The task
Leave the pictures out and quote every line from the start of the listing to the line with "from matplotlib.transforms import", inclusive.

Information shown

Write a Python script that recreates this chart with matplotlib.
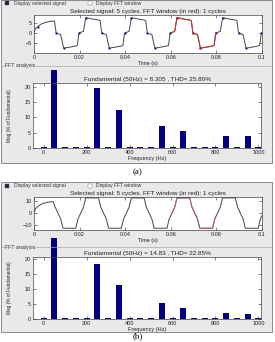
import numpy as np
import matplotlib
matplotlib.use('Agg')
import matplotlib.pyplot as plt
from matplotlib.patches import Rectangle
from matplotlib.transforms import Bbox, blended_transform_factory

W, H = 275, 342
plt.rcParams['font.family'] = ['Liberation Sans', 'DejaVu Sans']

# ---------------- data ----------------
freqs = [0, 50, 100, 150, 200, 250, 300, 350, 400, 450, 500,
         550, 600, 650, 700, 750, 800, 850, 900, 950, 1000]
mag_a = [0.3, 100, 0.3, 0.3, 0.3, 19.5, 0.3, 12.6, 0.3, 0.3, 0.3,
         7.2, 0.3, 5.6, 0.3, 0.3, 0.3, 4.0, 0.3, 3.9, 0.3]
mag_b = [0.3, 100, 0.3, 0.3, 0.3, 18.4, 0.3, 11.4, 0.3, 0.3, 0.3,
         5.5, 0.3, 3.8, 0.3, 0.3, 0.3, 2.0, 0.3, 1.6, 0.3]
title_a = 'Fundamental (50Hz) = 8.305 , THD= 25.80%'
title_b = 'Fundamental (50Hz) = 14.83 , THD= 22.85%'
sig_title = 'Selected signal: 5 cycles. FFT window (in red): 1 cycles'

period = 0.02
# signal (a): first half cycle (start-up), then one steady cycle
first_t_a = [0, 0.0004, 0.0010, 0.0017, 0.0030, 0.0050, 0.0070, 0.0085, 0.0090]
first_v_a = [0, 1.5, 2.6, 3.2, 4.4, 5.3, 5.8, 6.0, 5.8]
cyc_t_a = [0.0097, 0.0117, 0.0130, 0.0145, 0.0165, 0.0183, 0.0190,
           0.0197, 0.0217, 0.0227, 0.0240, 0.0260, 0.0283, 0.0290]
cyc_v_a = [0.0, -0.8, -7.6, -7.3, -6.9, -6.5, -6.2,
           0.0, 0.8, 7.6, 7.4, 6.9, 6.5, 6.2]
mark_t_a = [0.0097, 0.0130, 0.0197, 0.0227]
mark_v_a = [0.0, -7.6, 0.0, 7.6]

# signal (b)
first_t_b = [0, 0.0004, 0.0010, 0.0020, 0.0040, 0.0060, 0.0078, 0.0084]
first_v_b = [0, 2.5, 4.5, 6.3, 8.3, 9.3, 9.8, 9.6]
cyc_t_b = [0.0093, 0.0117, 0.0127, 0.0183, 0.0193, 0.0217, 0.0227, 0.0283]
cyc_v_b = [5, -5, -13, -13, -5, 5, 13, 13]


def build(ft, fv, ct, cv):
    t = list(ft)
    v = list(fv)
    for k in range(6):
        t += [c + k * period for c in ct]
        v += cv
    return np.array(t), np.array(v)


ta, va = build(first_t_a, first_v_a, cyc_t_a, cyc_v_a)
tb, vb = build(first_t_b, first_v_b, cyc_t_b, cyc_v_b)
mta, mva = build([0.0017], [3.2], mark_t_a, mark_v_a)


# ---------------- helpers ----------------
def rect(x0, y0, x1, y1):
    return [x0 / W, 1 - y1 / H, (x1 - x0) / W, (y1 - y0) / H]


def fy(y):
    return 1 - y / H


def style(ax):
    ax.tick_params(direction='in', length=2, width=0.4, labelsize=4,
                   pad=1.5, top=True, right=True, colors='#222222')
    for s in ax.spines.values():
        s.set_linewidth(0.5)
        s.set_color('#444444')


fig = plt.figure(figsize=(W / 100, H / 100), dpi=100)
fig.patch.set_facecolor('white')

# pixel layout of each GUI panel (top-left origin)
lay_a = dict(box=(0, 163), chk=3, sig=(15, 53), grp=66, fft=(83, 148), cap=172)
lay_b = dict(box=(182, 332), chk=186, sig=(197, 230), grp=247, fft=(257, 319), cap=336)


def panel(L, sig_t, sig_v, ylim, yticks, red_col, mags, ftitle, fft_ytop, clip_top, marks, cap):
    # gray GUI panel
    y0, y1 = L['box']
    fig.patches.append(Rectangle((1 / W, fy(y1)), 271 / W, (y1 - y0) / H,
                                 transform=fig.transFigure, facecolor='#e9e9e9',
                                 edgecolor='#7a7a7a', lw=0.6, zorder=-2))
    # check boxes
    c = L['chk']
    fig.patches.append(Rectangle((5 / W, fy(c + 2)), 4 / W, 4 / H,
                                 transform=fig.transFigure, facecolor='#222244',
                                 edgecolor='#555555', lw=0.3, zorder=-1))
    fig.text(14 / W, fy(c), 'Display selected signal', fontsize=3.6,
             va='center', color='#333333')
    fig.patches.append(Rectangle((88 / W, fy(c + 2)), 4 / W, 4 / H,
                                 transform=fig.transFigure, facecolor='white',
                                 edgecolor='#777777', lw=0.3, zorder=-1))
    fig.text(96 / W, fy(c), 'Display FFT window', fontsize=3.6,
             va='center', color='#333333')

    # time signal
    ax1 = fig.add_axes(rect(34, L['sig'][0], 262, L['sig'][1]))
    ax1.plot(sig_t, sig_v, color='#454545', lw=0.7)
    tr = blended_transform_factory(ax1.transData, ax1.transAxes)
    win = Rectangle((0.06, 0), 0.02, 1, transform=tr, facecolor='none', edgecolor='none')
    ax1.add_patch(win)
    l2, = ax1.plot(sig_t, sig_v, color=red_col, lw=0.7)
    l2.set_clip_path(win)
    if marks is not None:
        mt, mv = marks
        ax1.plot(mt, mv, ls='none', marker='o', ms=1.6, mew=0, color='#1a1a80')
        m2, = ax1.plot(mt, mv, ls='none', marker='o', ms=1.6, mew=0, color='#c03030')
        m2.set_clip_path(win)
    ax1.set_xlim(0, 0.1)
    ax1.set_ylim(*ylim)
    ax1.set_xticks([0, 0.02, 0.04, 0.06, 0.08, 0.1])
    ax1.set_xticklabels(['0', '0.02', '0.04', '0.06', '0.08', '0.1'])
    ax1.set_yticks(yticks)
    style(ax1)
    ax1.set_title(sig_title, fontsize=4.6, pad=1.2, color='#222222')
    ax1.set_xlabel('Time (s)', fontsize=4, labelpad=0.5, color='#222222')

    # FFT analysis group line
    g = L['grp']
    fig.add_artist(plt.Line2D([2 / W, 271 / W], [fy(g)] * 2,
                              transform=fig.transFigure, color='#a8a8a8', lw=0.5))
    fig.text(5 / W, fy(g), 'FFT analysis', fontsize=3.8, va='center',
             color='#333333',
             bbox=dict(facecolor='#e9e9e9', edgecolor='none', pad=0.3))

    # spectrum
    ax2 = fig.add_axes(rect(33, L['fft'][0], 261, L['fft'][1]))
    bars = ax2.bar(freqs, mags, width=28, color='#000080', edgecolor='none')
    ax2.set_xlim(-50, 1012)
    ax2.set_ylim(0, fft_ytop)
    ax2.set_xticks([0, 200, 400, 600, 800, 1000])
    ax2.set_yticks([0, 5, 10, 15, 20])
    style(ax2)
    ax2.set_title(ftitle, fontsize=4.6, pad=1.5, color='#222222')
    ax2.set_xlabel('Frequency (Hz)', fontsize=4, labelpad=0.5, color='#222222')
    ax2.set_ylabel('Mag (% of Fundamental)', fontsize=3.4, labelpad=9, color='#222222')
    fig.canvas.draw()
    bb = ax2.get_window_extent()
    clip = Bbox([[bb.x0, bb.y0], [bb.x1, H - clip_top]])
    for b in bars:
        b.set_clip_box(clip)

    fig.text(0.5, fy(L['cap']), cap, fontsize=6.5, ha='center', va='center',
             family='Liberation Serif')


panel(lay_a, ta, va, (-10, 9), [-5, 0, 5], '#cc3333', mag_a, title_a, 21.3, 70,
      (mta, mva), '(a)')
panel(lay_b, tb, vb, (-14.5, 13.8), [-10, 0, 10], '#b06a6a', mag_b, title_b, 20.7, 238,
      None, '(b)')

fig.savefig('out.png', dpi=100)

Task response
Write a Python script that recreates this chart with matplotlib.
import numpy as np
import matplotlib
matplotlib.use('Agg')
import matplotlib.pyplot as plt
from matplotlib.patches import Rectangle
from matplotlib.transforms import Bbox, blended_transform_factory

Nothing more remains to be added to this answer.